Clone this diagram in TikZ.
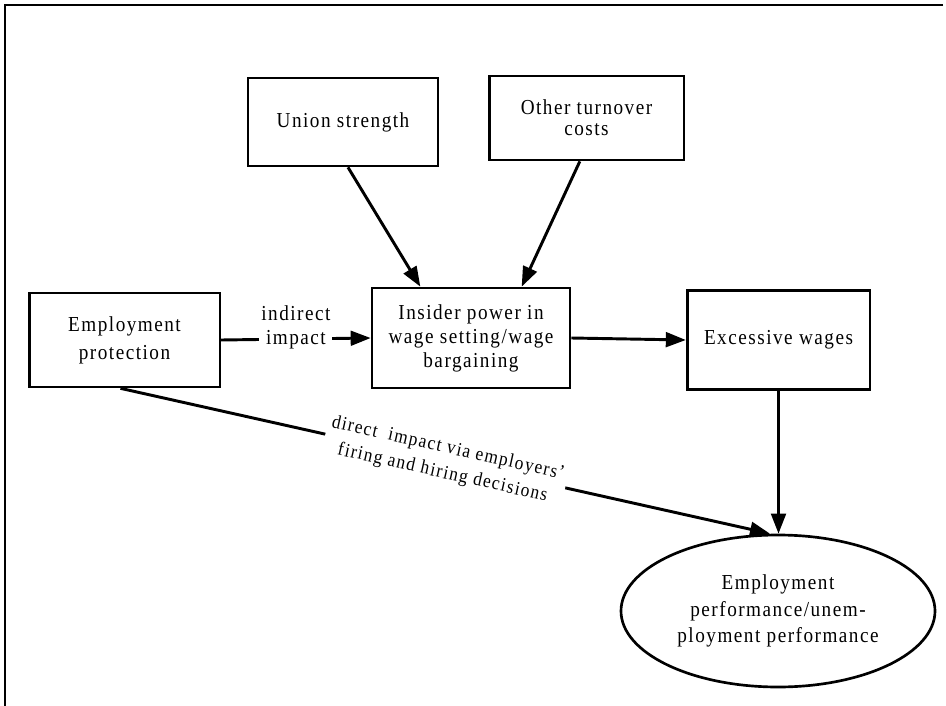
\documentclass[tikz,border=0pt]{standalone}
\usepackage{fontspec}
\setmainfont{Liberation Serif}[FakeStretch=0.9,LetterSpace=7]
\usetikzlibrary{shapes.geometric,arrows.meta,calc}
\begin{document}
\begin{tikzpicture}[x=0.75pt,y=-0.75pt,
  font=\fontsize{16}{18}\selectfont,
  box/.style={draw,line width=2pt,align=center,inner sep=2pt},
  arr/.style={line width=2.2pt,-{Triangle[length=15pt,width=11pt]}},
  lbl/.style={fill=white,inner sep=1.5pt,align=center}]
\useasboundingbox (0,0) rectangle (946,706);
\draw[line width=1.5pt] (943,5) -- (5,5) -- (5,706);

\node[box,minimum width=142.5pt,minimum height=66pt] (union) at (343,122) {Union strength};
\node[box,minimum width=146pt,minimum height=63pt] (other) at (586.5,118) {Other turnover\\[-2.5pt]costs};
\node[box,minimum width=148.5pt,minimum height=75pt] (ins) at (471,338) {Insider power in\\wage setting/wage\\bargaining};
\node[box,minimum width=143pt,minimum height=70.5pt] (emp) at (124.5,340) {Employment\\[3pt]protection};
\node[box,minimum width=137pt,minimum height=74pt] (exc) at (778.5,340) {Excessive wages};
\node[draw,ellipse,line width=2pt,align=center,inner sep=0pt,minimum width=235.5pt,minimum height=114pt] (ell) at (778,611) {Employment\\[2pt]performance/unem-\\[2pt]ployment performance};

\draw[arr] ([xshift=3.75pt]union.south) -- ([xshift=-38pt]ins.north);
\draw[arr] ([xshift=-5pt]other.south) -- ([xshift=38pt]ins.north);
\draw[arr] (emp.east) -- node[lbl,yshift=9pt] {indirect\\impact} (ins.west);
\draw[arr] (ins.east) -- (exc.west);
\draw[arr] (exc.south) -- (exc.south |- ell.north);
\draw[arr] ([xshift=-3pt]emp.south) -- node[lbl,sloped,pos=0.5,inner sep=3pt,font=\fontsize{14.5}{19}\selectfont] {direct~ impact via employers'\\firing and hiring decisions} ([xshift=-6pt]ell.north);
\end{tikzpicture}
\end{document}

------

_Short task_
Look at the listing and set down only the lines from its start through the line with "(5,5) -- (5,706);", word for word and without pictures.

_Completed exercise_
Clone this diagram in TikZ.
\documentclass[tikz,border=0pt]{standalone}
\usepackage{fontspec}
\setmainfont{Liberation Serif}[FakeStretch=0.9,LetterSpace=7]
\usetikzlibrary{shapes.geometric,arrows.meta,calc}
\begin{document}
\begin{tikzpicture}[x=0.75pt,y=-0.75pt,
  font=\fontsize{16}{18}\selectfont,
  box/.style={draw,line width=2pt,align=center,inner sep=2pt},
  arr/.style={line width=2.2pt,-{Triangle[length=15pt,width=11pt]}},
  lbl/.style={fill=white,inner sep=1.5pt,align=center}]
\useasboundingbox (0,0) rectangle (946,706);
\draw[line width=1.5pt] (943,5) -- (5,5) -- (5,706);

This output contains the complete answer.